A possibilidade de uso da inteligência artificial (IA) e da biotecnologia para fins de agroterrorismo tem gerado preocupação entre autoridades de segurança nos Estados Unidos. O caso recente de Zunyong Liu, biólogo da Universidade de Zhejiang, na China, e de sua colega Yunqing Jian, pesquisadora da Universidade de Michigan, reacendeu o debate sobre o potencial de ataques à produção de alimentos por meio de agentes patogênicos.
O caso dos pesquisadores chineses
Em julho de 2024, Liu foi detido ao desembarcar no Aeroporto Metropolitano de Detroit, com amostras de Fusarium graminearum, um fungo considerado uma potencial arma de terrorismo agrícola. A substância tem o potencial de destruir colheitas e contaminar animais e humanos. Inicialmente, Liu alegou estar visitando sua namorada, mas posteriormente admitiu ter escondido as amostras para cloná-las e utilizá-las em experimentos.
Investigações revelaram que o celular de Liu continha literatura sobre “guerra com patógenos vegetais” e conversas com Jian indicando planos de contrabando. Jian, patrocinada pelo governo chinês e pesquisadora do mesmo patógeno, também foi acusada de conspiração, contrabando e falso testemunho. Enquanto Liu foi deportado para a China, Jian permanece detida aguardando audiência.
Precedentes e alertas
Em 2020, diversos estados americanos já haviam recebido pacotes com sementes de espécies invasoras provenientes da China, levantando suspeitas de sabotagem agrícola. A preocupação atual é que o que começou como intercâmbio científico possa ser parte de uma estratégia para enfraquecer a agricultura americana, suscitando “sérias preocupações com a segurança nacional”.
Embora o Fusarium graminearum já seja naturalmente presente nos EUA, a manipulação genética do fungo poderia criar uma variante resistente a tratamentos, representando um perigo ainda maior.
A IA como ferramenta de risco
Além do contrabando, a otimização de organismos nocivos com a ajuda da biologia sintética e da IA representa uma nova fronteira de risco. Cientistas alertam que as ferramentas para alterar fungos, vírus e proteínas tóxicas podem ser utilizadas tanto para fins benéficos, como o desenvolvimento de vacinas, quanto para fins bélicos.
“A engenharia de proteínas é uma pesquisa de mão dupla. Ela pode ter efeitos extremamente positivos, mas também pode ser utilizada para o desenvolvimento de armas biológicas”, afirma Birte Platow, professora da Universidade Técnica de Dresden.

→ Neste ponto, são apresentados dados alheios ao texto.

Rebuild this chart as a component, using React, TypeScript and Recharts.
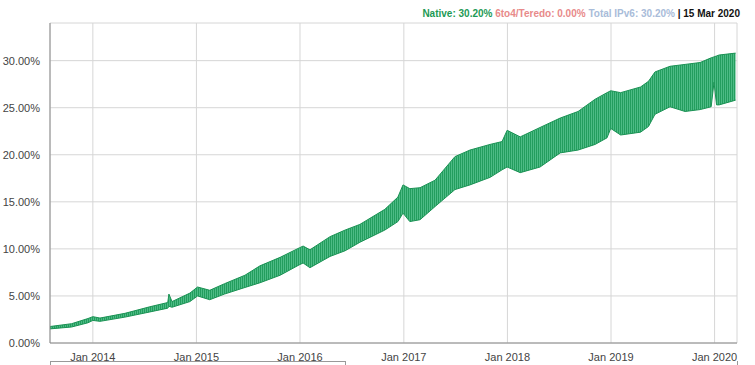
import { AreaChart, Area, XAxis, YAxis, CartesianGrid } from "recharts";

// date, daily low (weekday) and high (weekend) of the Native IPv6 share
const dates = [
  "2013-08-03", "2013-10-18", "2013-12-15", "2014-01-01", "2014-01-26", "2014-04-24",
  "2014-07-21", "2014-09-22", "2014-09-26", "2014-10-07", "2014-12-09", "2015-01-05",
  "2015-02-17", "2015-04-10", "2015-06-21", "2015-08-13", "2015-10-23", "2015-12-29",
  "2016-01-12", "2016-02-05", "2016-04-16", "2016-06-08", "2016-07-30", "2016-10-26",
  "2016-12-11", "2016-12-29", "2017-01-22", "2017-02-27", "2017-04-21", "2017-06-30",
  "2017-08-22", "2017-11-01", "2017-12-13", "2017-12-31", "2018-02-15", "2018-04-26",
  "2018-07-06", "2018-09-07", "2018-11-06", "2018-12-18", "2018-12-31", "2019-02-04",
  "2019-04-15", "2019-05-13", "2019-06-05", "2019-07-28", "2019-09-19", "2019-11-11",
  "2019-12-20", "2019-12-30", "2020-01-08", "2020-01-17", "2020-03-15",
];
const nativeLow = [
  1.5, 1.7, 2.15, 2.4, 2.3, 2.75,
  3.3, 3.7, 3.9, 3.8, 4.4, 5.0,
  4.6, 5.2, 5.9, 6.4, 7.2, 8.3,
  8.5, 8.0, 9.2, 9.8, 10.7, 12.0,
  12.9, 13.8, 12.9, 13.1, 14.5, 16.3,
  16.8, 17.6, 18.4, 18.7, 18.1, 18.7,
  20.2, 20.5, 21.1, 21.8, 22.8, 22.1,
  22.4, 23.0, 24.3, 25.1, 24.6, 24.8,
  25.1, 27.7, 25.3, 25.3, 25.8,
];
const nativeHigh = [
  1.75, 2.05, 2.6, 2.8, 2.65, 3.15,
  3.85, 4.3, 5.2, 4.4, 5.3, 5.95,
  5.6, 6.3, 7.2, 8.2, 9.1, 10.1,
  10.3, 9.9, 11.3, 12.0, 12.6, 14.2,
  15.5, 16.8, 16.4, 16.5, 17.3, 19.8,
  20.5, 21.1, 21.4, 22.6, 21.9, 22.9,
  23.9, 24.6, 25.9, 26.6, 26.8, 26.6,
  27.2, 27.8, 28.8, 29.4, 29.6, 29.8,
  30.3, 30.4, 30.5, 30.6, 30.8,
];
const yTicks = [0, 5, 10, 15, 20, 25, 30];
const yearTicks = ["2014-01-01", "2015-01-01", "2016-01-01", "2017-01-01", "2018-01-01", "2019-01-01", "2020-01-01"];

const ts = (s: string) => Date.parse(s + "T00:00:00Z");

const data = dates.map((d, i) => ({
  t: ts(d),
  native: [nativeLow[i], nativeHigh[i]],
}));

const font = "Arial, 'Liberation Sans', sans-serif";

export default function App() {
  return (
    <div style={{ position: "absolute", left: 0, top: 0, width: 755, height: 365, background: "#fff", fontFamily: font }}>
      <div
        style={{
          position: "absolute",
          right: 15,
          top: 8,
          fontSize: 10,
          fontWeight: "bold",
          whiteSpace: "nowrap",
        }}
      >
        <span style={{ color: "#1d9a55" }}>Native: 30.20% </span>
        <span style={{ color: "#e88a8a" }}>6to4/Teredo: 0.00% </span>
        <span style={{ color: "#a9bcd9" }}>Total IPv6: 30.20% </span>
        <span style={{ color: "#111" }}>| 15 Mar 2020</span>
      </div>
      <AreaChart width={755} height={365} data={data} margin={{ top: 23, right: 18, bottom: 0, left: 0 }}>
        <defs>
          <pattern id="weekly" patternUnits="userSpaceOnUse" width="2" height="8">
            <rect x="0" y="0" width="2" height="8" fill="#4dbb85" />
            <rect x="0" y="0" width="1" height="8" fill="#239d5e" />
          </pattern>
        </defs>
        <CartesianGrid stroke="#d6d6d6" strokeWidth={1} />
        <XAxis
          dataKey="t"
          type="number"
          scale="time"
          domain={[ts("2013-08-03"), ts("2020-03-20")]}
          ticks={yearTicks.map(ts)}
          tickFormatter={(v: number) => "Jan " + new Date(v).getUTCFullYear()}
          height={22}
          tickLine={false}
          axisLine={{ stroke: "#8a8a8a" }}
          tick={{ fill: "#444", fontSize: 11, fontFamily: font }}
          tickMargin={4}
          interval={0}
        />
        <YAxis
          type="number"
          domain={[0, 34]}
          ticks={yTicks}
          tickFormatter={(v: number) => v.toFixed(2) + "%"}
          width={50}
          tickLine={false}
          axisLine={{ stroke: "#8a8a8a" }}
          tick={{ fill: "#444", fontSize: 11, fontFamily: font }}
          tickMargin={4}
          interval={0}
        />
        <Area
          dataKey="native"
          type="linear"
          stroke="#1a9254"
          strokeWidth={1}
          fill="url(#weekly)"
          fillOpacity={1}
          isAnimationActive={false}
          dot={false}
          activeDot={false}
        />
      </AreaChart>
      <div
        style={{
          position: "absolute",
          left: 50,
          top: 361,
          width: 294,
          height: 10,
          borderTop: "1px solid #999",
          borderLeft: "1px solid #999",
          borderRight: "1px solid #999",
        }}
      />
      <div style={{ position: "absolute", left: 737, top: 361, width: 1, height: 4, background: "#999" }} />
    </div>
  );
}
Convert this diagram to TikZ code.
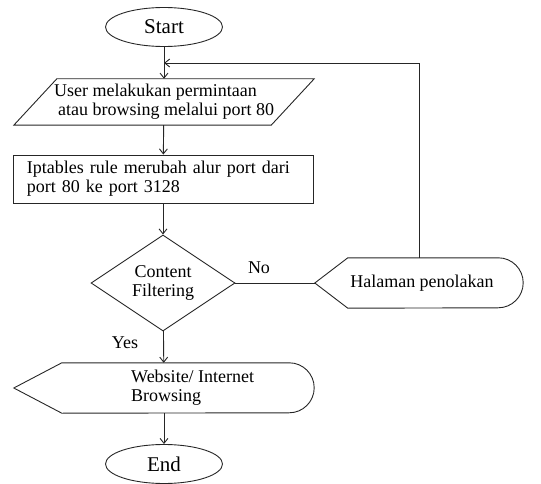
\documentclass[tikz,border=0pt]{standalone}
\usepackage{fontspec}
\setmainfont{Liberation Serif}
\usetikzlibrary{positioning, shapes.geometric, arrows.meta}
\newcommand{\displayshape}[2]{%
  \draw[outline] (#1.west) -- ([xshift=#2]#1.north west) -- ([xshift=-25pt]#1.north east)
    arc[start angle=90, end angle=-90, radius=25pt] -- ([xshift=#2]#1.south west) -- cycle;}
\newcommand{\slantshape}[2]{%
  \draw[outline] ([xshift=#2]#1.north west) -- ([xshift=#2]#1.north east)
    -- ([xshift=-#2]#1.south east) -- ([xshift=-#2]#1.south west) -- cycle;}

\begin{document}
\begin{tikzpicture}[x=1pt, y=-1pt, every node/.style={font=\fontsize{18}{19}\selectfont}]
  % Styles
  \tikzset{
    outline/.style = {draw=black!85, line width=0.9pt},
    terminal/.style = {outline, shape=ellipse, minimum width=117pt, minimum height=39pt, inner sep=0pt, font=\fontsize{21}{22}\selectfont},
    inputbox/.style = {shape=rectangle, minimum width=257pt, minimum height=46pt, inner sep=0pt, align=left},
    process/.style = {outline, shape=rectangle, minimum width=300pt, minimum height=48pt, text width=272pt, inner xsep=14pt, align=left},
    decision/.style = {outline, shape=diamond, aspect=1.5, minimum width=144pt, minimum height=96pt, inner sep=0pt, align=center},
    display/.style = {shape=rectangle, minimum height=50pt, inner sep=0pt, align=left},
    link/.style = {draw=black!85, line width=0.9pt, -{Straight Barb[length=5pt, width=8pt]}},
    line/.style = {draw=black!85, line width=0.9pt}
  }
  \useasboundingbox (0,0) rectangle (541,484);

  % Nodes
  \node[terminal] (Start) at (164,27) {Start};
  \node[inputbox] (Request) at (164,102) {User melakukan permintaan\\\hspace*{4pt}atau browsing melalui port 80};
  \node[process] (Rule) at (163,179) {Iptables rule merubah alur port dari\\port 80 ke port 3128};
  \node[decision] (Filter) at (163,283) {Content\\Filtering};
  \node[display, minimum width=208pt] (Reject) at (419,283) {\hspace*{6pt}Halaman penolakan};
  \node[display, minimum width=300pt] (Website) at (164,388) {};
  \node[display, anchor=west] (WebsiteText) at ([xshift=-33pt]Website.center) {Website/ Internet\\Browsing};
  \node[terminal] (End) at (164,464) {End};

  % Outlines
  \slantshape{Request}{21.5pt}
  \displayshape{Reject}{33pt}
  \displayshape{Website}{48pt}

  % Labels
  \node (No) at (259,268) {No};
  \node (Yes) at (125,343) {Yes};

  % Connections
  \coordinate (Join) at (Start.south |- 0,63);
  \draw[link] (Start) -- (Request);
  \draw[link] (Request) -- (Rule);
  \draw[link] (Rule) -- (Filter);
  \draw[line] (Filter.east) -- (Reject.west);
  \draw[link] (Reject.north) |- (Join);
  \draw[link] (Filter) -- (Website);
  \draw[link] (Website) -- (End);

\end{tikzpicture}
\end{document}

Estudos recentes indicam que modelos de IA podem gerar variantes proteicas perigosas que escapam aos sistemas de controle convencionais, dificultando a avaliação de riscos.
Lacunas na segurança global
A falta de regulamentações internacionais vinculativas e de órgãos de controle independentes dificulta o monitoramento e a prevenção de atividades relacionadas ao agroterrorismo. A Convenção para a Proibição de Armas Biológicas e Toxínicas proíbe o desenvolvimento de armas biológicas, mas não possui mecanismos de verificação eficazes.
Iniciativas regionais, como a Lei de IA da União Europeia, regulamentam o uso de sistemas de IA de alto risco, mas são limitadas ao bloco europeu. A comunidade científica e as empresas dependem de códigos de ética e compromissos voluntários, cuja eficácia é questionável.